The broad, mild feeling of attention and engagement drawn to something.
The broad, mild feeling of attention and engagement drawn to something — the baseline of the interest family.
The broadest and mildest member: the general state of having one's attention drawn to and held by something. Less specific than curiosity (interest aimed at finding out) and far weaker than fascination (absorbing captivation); unlike intrigue it needs no mysterious trigger. The neutral baseline the others intensify. Both a momentary state (“lost interest”) and a standing pursuit (“one of her interests”). It lacks the forward-looking, outcome-directed quality of hope or anticipation.
Attention, engagement, or appreciative regard drawn to something.
The emotional sense is comparatively late, attested by 1771.
A charge paid for the use of borrowed money (an interest rate).

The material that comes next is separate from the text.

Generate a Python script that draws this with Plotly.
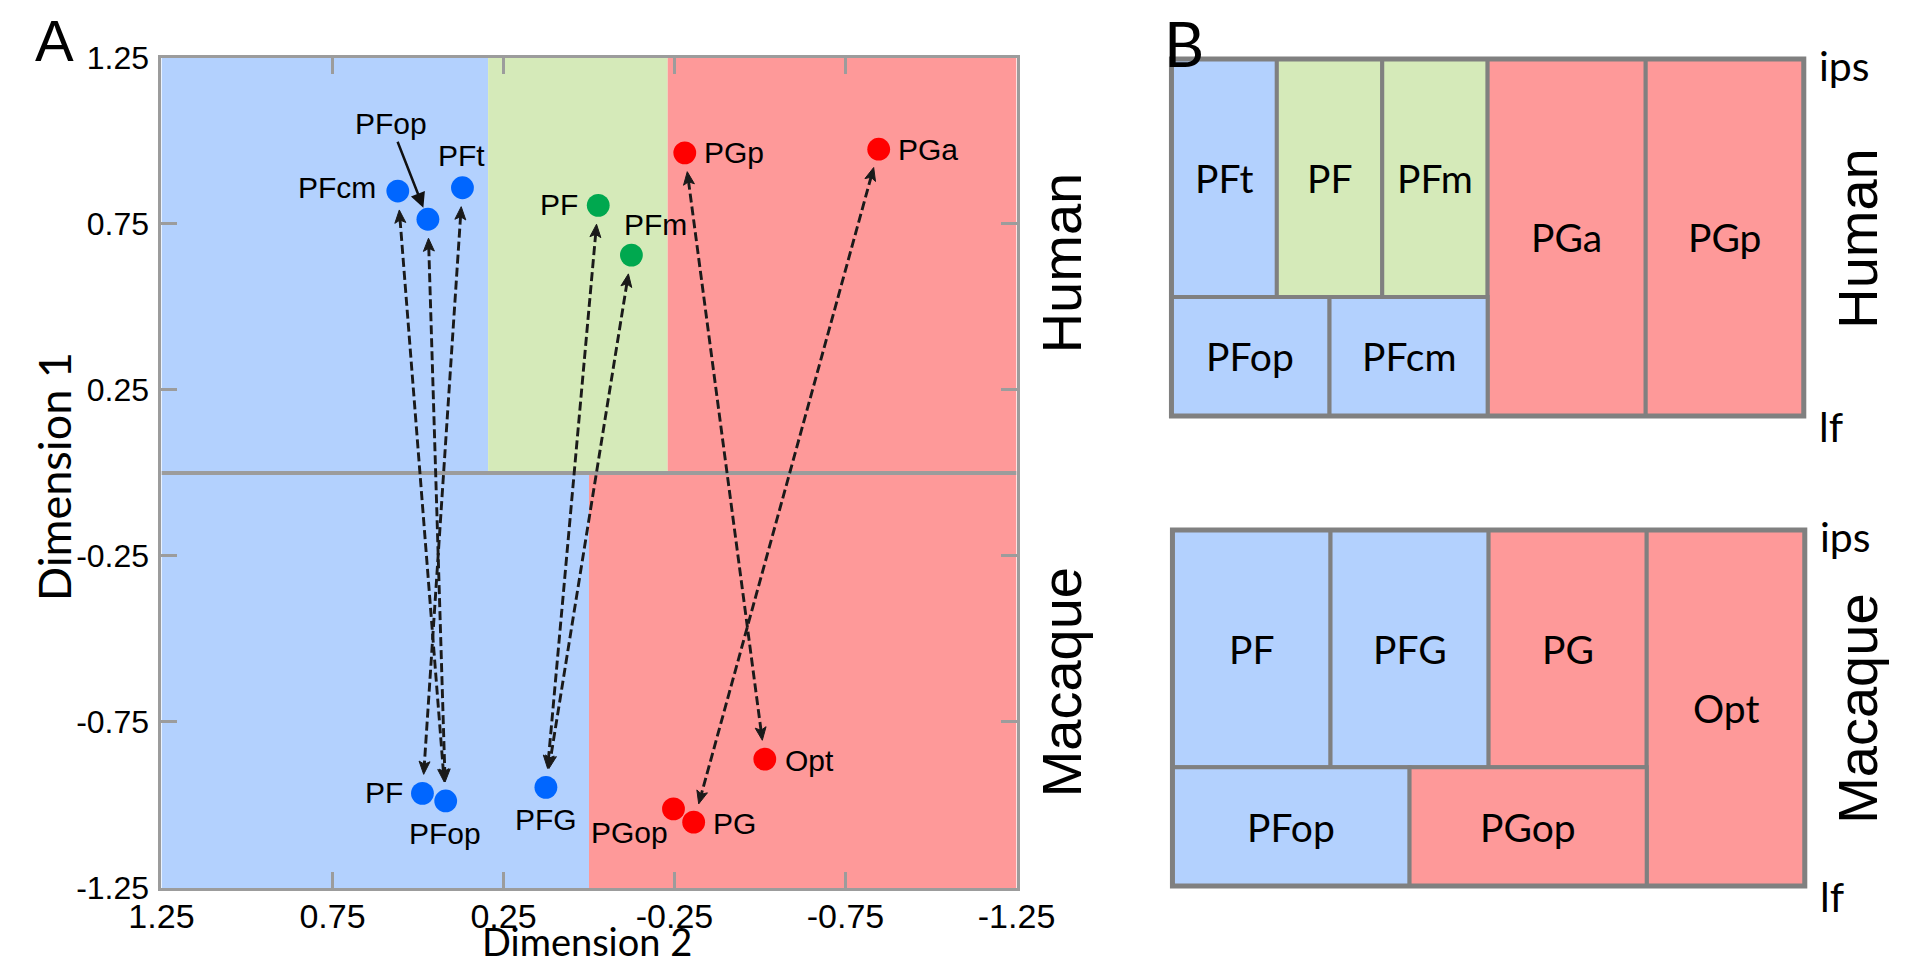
import numpy as np
import plotly.graph_objects as go

# ---------------------------------------------------------------- data (panel A)
human_names = ["PFcm", "PFop", "PFt", "PF", "PFm", "PGp", "PGa"]
human_dim2 = [0.559, 0.471, 0.370, -0.027, -0.124, -0.280, -0.847]
human_dim1 = [0.849, 0.764, 0.859, 0.806, 0.656, 0.964, 0.975]
human_group = ["blue", "blue", "blue", "green", "green", "red", "red"]

macaque_names = ["PF", "PFop", "PFG", "PGop", "PG", "Opt"]
macaque_dim2 = [0.487, 0.419, 0.126, -0.247, -0.306, -0.514]
macaque_dim1 = [-0.965, -0.988, -0.947, -1.012, -1.052, -0.862]
macaque_group = ["blue", "blue", "blue", "red", "red", "red"]

# correspondences human <-> macaque
link_human = ["PFcm", "PFop", "PFt", "PF", "PFm", "PGp", "PGa"]
link_macaque = ["PFop", "PFop", "PF", "PFG", "PFG", "Opt", "PG"]

# background bands along Dimension 2
human_band_edges = [1.25, 0.295, -0.23, -1.25]
human_band_group = ["blue", "green", "red"]
macaque_band_edges = [1.25, 0.0, -1.25]
macaque_band_group = ["blue", "red"]

tick_vals = [1.25, 0.75, 0.25, -0.25, -0.75, -1.25]
tick_text = ["1.25", "0.75", "0.25", "-0.25", "-0.75", "-1.25"]

# ---------------------------------------------------------------- data (panel B)
hb_names = ["PFt", "PF", "PFm", "PGa", "PGp", "PFop", "PFcm"]
hb_col0 = [0, 2, 4, 6, 9, 0, 3]
hb_col1 = [2, 4, 6, 9, 12, 3, 6]
hb_row0 = [1, 1, 1, 0, 0, 0, 0]
hb_row1 = [3, 3, 3, 3, 3, 1, 1]
hb_group = ["blue", "green", "green", "red", "red", "blue", "blue"]

mb_names = ["PF", "PFG", "PG", "Opt", "PFop", "PGop"]
mb_col0 = [0, 3, 6, 9, 0, 4.5]
mb_col1 = [3, 6, 9, 12, 4.5, 9]
mb_row0 = [1, 1, 1, 0, 0, 0]
mb_row1 = [3, 3, 3, 3, 1, 1]
mb_group = ["blue", "blue", "red", "red", "blue", "red"]

# ---------------------------------------------------------------- styles / layout
FIG_W, FIG_H = 1920, 974
ARIAL = "Liberation Sans, Arial, sans-serif"
CALI = "Lato, Carlito, Calibri, sans-serif"
BG = {"blue": "#b3d1fe", "green": "#d5eab9", "red": "#fe9999"}
DOT = {"blue": "#0066ff", "green": "#00a84f", "red": "#ff0000"}
AX_GREY = "#9c9c9c"
BOX_GREY = "#808080"

# the photographed page appears slightly reduced; map target picture pixels -> page pixels
KX, OX, KY, OY = 0.965, 30.6, 0.963, 17.1
SC = 1 / 0.964


def px(sx):
    return (sx - OX) / KX


def py(sy):
    return (sy - OY) / KY


A_X0, A_X1, A_Y0, A_Y1 = px(159.4), px(1016.7), py(57.0), py(887.0)
HB = (px(1172.0), px(1806.0), py(58.0), py(415.0))
MB = (px(1173.0), px(1807.0), py(529.0), py(885.0))
PAD_C, PAD_R = 0.1, 0.05


def dom_x(a, b):
    return [a / FIG_W, b / FIG_W]


def dom_y(top, bottom):
    return [1 - bottom / FIG_H, 1 - top / FIG_H]


def padded_domains(box, ncol=12, nrow=3):
    x0, x1, y0, y1 = box
    cx = (x1 - x0) / ncol
    cy = (y1 - y0) / nrow
    return (dom_x(x0 - PAD_C * cx, x1 + PAD_C * cx),
            dom_y(y0 - PAD_R * cy, y1 + PAD_R * cy))


def paper(x_page, y_page):
    return x_page / FIG_W, 1 - y_page / FIG_H


fig = go.Figure()

# ---------------------------------------------------------------- panel A backgrounds
shapes = []
for i, g in enumerate(human_band_group):
    shapes.append(dict(type="rect", xref="x", yref="y", layer="below",
                       x0=human_band_edges[i], x1=human_band_edges[i + 1], y0=0, y1=1.25,
                       fillcolor=BG[g], line=dict(width=0)))
for i, g in enumerate(macaque_band_group):
    shapes.append(dict(type="rect", xref="x", yref="y", layer="below",
                       x0=macaque_band_edges[i], x1=macaque_band_edges[i + 1], y0=-1.25, y1=0,
                       fillcolor=BG[g], line=dict(width=0)))
shapes.append(dict(type="line", xref="x", yref="y", layer="below",
                   x0=1.25, x1=-1.25, y0=0, y1=0, line=dict(color=AX_GREY, width=4)))

# ---------------------------------------------------------------- dashed correspondence arrows
kx = (A_X1 - A_X0) / 2.5
ky = (A_Y1 - A_Y0) / 2.5


def to_px(x, y):
    return np.array([(1.25 - x) * kx, (1.25 - y) * ky])


def to_data(p):
    return 1.25 - p[0] / kx, 1.25 - p[1] / ky


hpos = {n: (x, y) for n, x, y in zip(human_names, human_dim2, human_dim1)}
mpos = {n: (x, y) for n, x, y in zip(macaque_names, macaque_dim2, macaque_dim1)}

GAP, HEAD_L, HEAD_W = 19.0 * SC, 13.0 * SC, 11.0 * SC
lx, ly, ax_, ay_ = [], [], [], []
for hn, mn in zip(link_human, link_macaque):
    h = to_px(*hpos[hn])
    m = to_px(*mpos[mn])
    u = (m - h) / np.linalg.norm(m - h)
    th = h + u * GAP
    tm = m - u * GAP
    a = th + u * HEAD_L * 0.7
    b = tm - u * HEAD_L * 0.7
    for p in (a, b):
        dx, dy = to_data(p)
        lx.append(dx)
        ly.append(dy)
    lx.append(None)
    ly.append(None)
    for tip, d in ((th, -u), (tm, u)):
        nrm = np.array([-d[1], d[0]])
        pts = [tip,
               tip - d * HEAD_L + nrm * HEAD_W / 2,
               tip - d * HEAD_L * 0.78,
               tip - d * HEAD_L - nrm * HEAD_W / 2,
               tip]
        for p in pts:
            dx, dy = to_data(p)
            ax_.append(dx)
            ay_.append(dy)
        ax_.append(None)
        ay_.append(None)

fig.add_trace(go.Scatter(x=lx, y=ly, mode="lines", xaxis="x", yaxis="y",
                         line=dict(color="#1a1a1a", width=2.9, dash="9px,4px"),
                         hoverinfo="skip", showlegend=False))
fig.add_trace(go.Scatter(x=ax_, y=ay_, mode="lines", fill="toself", fillcolor="#1a1a1a",
                         line=dict(color="#1a1a1a", width=1), xaxis="x", yaxis="y",
                         hoverinfo="skip", showlegend=False))

# ---------------------------------------------------------------- points
MS = 22 * SC
fig.add_trace(go.Scatter(x=human_dim2, y=human_dim1, mode="markers", text=human_names,
                         marker=dict(size=MS, color=[DOT[g] for g in human_group], line=dict(width=0)),
                         showlegend=False, xaxis="x", yaxis="y"))
fig.add_trace(go.Scatter(x=macaque_dim2, y=macaque_dim1, mode="markers", text=macaque_names,
                         marker=dict(size=MS, color=[DOT[g] for g in macaque_group], line=dict(width=0)),
                         showlegend=False, xaxis="x", yaxis="y"))

# ---------------------------------------------------------------- point labels
LBL = 30
human_lbl = {"PFcm": ("right", -19, 3), "PFt": ("center", -1, 31), "PF": ("right", -18, 1),
             "PFm": ("left", -9, 30), "PGp": ("left", 17, 0), "PGa": ("left", 17, 0)}
mac_lbl = {"PF": ("right", -17, 1), "PFop": ("center", -1, -31), "PFG": ("center", 0, -31),
           "PGop": ("right", -3, -23), "PG": ("left", 17, -1), "Opt": ("left", 18, -1)}

annotations = []
for n, x, y in zip(human_names, human_dim2, human_dim1):
    if n in human_lbl:
        xa, xs, ys = human_lbl[n]
        annotations.append(dict(x=x, y=y, xref="x", yref="y", text=n, showarrow=False,
                                xanchor=xa, yanchor="middle", xshift=xs * SC, yshift=ys * SC,
                                font=dict(family=ARIAL, size=LBL, color="black")))
    else:  # callout with solid arrow
        annotations.append(dict(x=x, y=y, xref="x", yref="y", text=n, showarrow=True,
                                ax=-36 * SC, ay=-92 * SC, arrowhead=2, arrowsize=1.2,
                                arrowwidth=2.5, arrowcolor="#111111", standoff=12 * SC,
                                font=dict(family=ARIAL, size=LBL, color="black")))
for n, x, y in zip(macaque_names, macaque_dim2, macaque_dim1):
    xa, xs, ys = mac_lbl[n]
    annotations.append(dict(x=x, y=y, xref="x", yref="y", text=n, showarrow=False,
                            xanchor=xa, yanchor="middle", xshift=xs * SC, yshift=ys * SC,
                            font=dict(family=ARIAL, size=LBL, color="black")))

# ---------------------------------------------------------------- panel B
for names, c0, c1, r0, r1, grp, xa, ya in (
        (hb_names, hb_col0, hb_col1, hb_row0, hb_row1, hb_group, "x2", "y2"),
        (mb_names, mb_col0, mb_col1, mb_row0, mb_row1, mb_group, "x3", "y3")):
    for n, a, b, c, d, g in zip(names, c0, c1, r0, r1, grp):
        shapes.append(dict(type="rect", xref=xa, yref=ya, x0=a, x1=b, y0=c, y1=d,
                           fillcolor=BG[g], line=dict(color=BOX_GREY, width=4)))
        annotations.append(dict(x=(a + b) / 2, y=(c + d) / 2, xref=xa, yref=ya, text=n,
                                showarrow=False, font=dict(family=CALI, size=39, color="black")))
    shapes.append(dict(type="rect", xref=xa, yref=ya, x0=0, x1=12, y0=0, y1=3,
                       fillcolor="rgba(0,0,0,0)", line=dict(color=BOX_GREY, width=5)))
    annotations.append(dict(x=12, y=3, xref=xa, yref=ya, text="ips", showarrow=False,
                            xanchor="left", yanchor="middle", xshift=13, yshift=-7,
                            font=dict(family=CALI, size=41, color="black")))
    annotations.append(dict(x=12, y=0, xref=xa, yref=ya, text="lf", showarrow=False,
                            xanchor="left", yanchor="middle", xshift=13, yshift=-11,
                            font=dict(family=CALI, size=41, color="black")))

# side labels
for text, xpg, ypg in (("Human", px(1061.7), py(262)), ("Macaque", px(1061.7), py(681)),
                       ("Human", 1896, py(237)), ("Macaque", 1896, py(708))):
    xp, yp = paper(xpg, ypg)
    annotations.append(dict(x=xp, y=yp, xref="paper", yref="paper", text=text, showarrow=False,
                            textangle=-90, xanchor="center", yanchor="middle",
                            font=dict(family=ARIAL, size=56, color="black")))

# axis titles and panel letters
xp, yp = paper(22, py(476))
annotations.append(dict(x=xp, y=yp, xref="paper", yref="paper", text="Dimension 1",
                        showarrow=False, textangle=-90, xanchor="center", yanchor="middle",
                        font=dict(family=CALI, size=45, color="black")))
xp, yp = paper(px(586), 958)
annotations.append(dict(x=xp, y=yp, xref="paper", yref="paper", text="Dimension 2",
                        showarrow=False, xanchor="center", yanchor="middle",
                        font=dict(family=CALI, size=38, color="black")))
annotations.append(dict(x=0, y=1, xref="paper", yref="paper", text="A", showarrow=False,
                        xanchor="left", yanchor="top", yshift=12,
                        font=dict(family=ARIAL, size=58, color="black")))
xp, _ = paper(px(1163), 0)
annotations.append(dict(x=xp, y=1, xref="paper", yref="paper", text="B", showarrow=False,
                        xanchor="left", yanchor="top", yshift=14,
                        font=dict(family=CALI, size=62, color="black")))

# ---------------------------------------------------------------- axes
axis_common = dict(showgrid=False, zeroline=False, showline=True, linecolor=AX_GREY,
                   linewidth=3, mirror="allticks", ticks="inside", ticklen=16,
                   tickwidth=3, tickcolor=AX_GREY, tickmode="array",
                   tickvals=tick_vals, ticktext=tick_text, fixedrange=True)

hx_dom, hy_dom = padded_domains(HB)
mx_dom, my_dom = padded_domains(MB)
hidden = dict(visible=False, fixedrange=True, showgrid=False, zeroline=False)

fig.update_layout(
    width=FIG_W, height=FIG_H, margin=dict(l=0, r=0, t=0, b=0),
    paper_bgcolor="white", plot_bgcolor="white", showlegend=False,
    xaxis=dict(domain=dom_x(A_X0, A_X1), range=[1.25, -1.25], anchor="y",
               ticklabelstandoff=-4, tickfont=dict(family=ARIAL, size=34, color="black"),
               **axis_common),
    yaxis=dict(domain=dom_y(A_Y0, A_Y1), range=[-1.25, 1.25], anchor="x",
               ticklabelstandoff=3, tickfont=dict(family=ARIAL, size=32, color="black"),
               **axis_common),
    xaxis2=dict(domain=hx_dom, range=[-PAD_C, 12 + PAD_C], anchor="y2", **hidden),
    yaxis2=dict(domain=hy_dom, range=[-PAD_R, 3 + PAD_R], anchor="x2", **hidden),
    xaxis3=dict(domain=mx_dom, range=[-PAD_C, 12 + PAD_C], anchor="y3", **hidden),
    yaxis3=dict(domain=my_dom, range=[-PAD_R, 3 + PAD_R], anchor="x3", **hidden),
    shapes=shapes, annotations=annotations,
)

fig.write_html("out.html", config={"displayModeBar": False},
               post_script="document.body.style.margin='0';document.body.style.overflow='hidden';")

This sense dates to the 1520s, originally distinguished from illegal usury.
A legal share, claim, or right in something (“a controlling interest”).
The earliest English sense, from the mid-15c.
From Latin interest “it is of importance, it makes a difference” (literally “to be between”). Entered English mid-15c. meaning “legal claim; concern; advantage.”
A shift from legal/financial “concern, stake” to emotional “attention”: the legal sense is mid-15c., the money-lending sense 1520s, the “personal consideration” sense 1620s, and the emotional “feeling that something concerns one” only by 1771. No reliable recent-generation shift.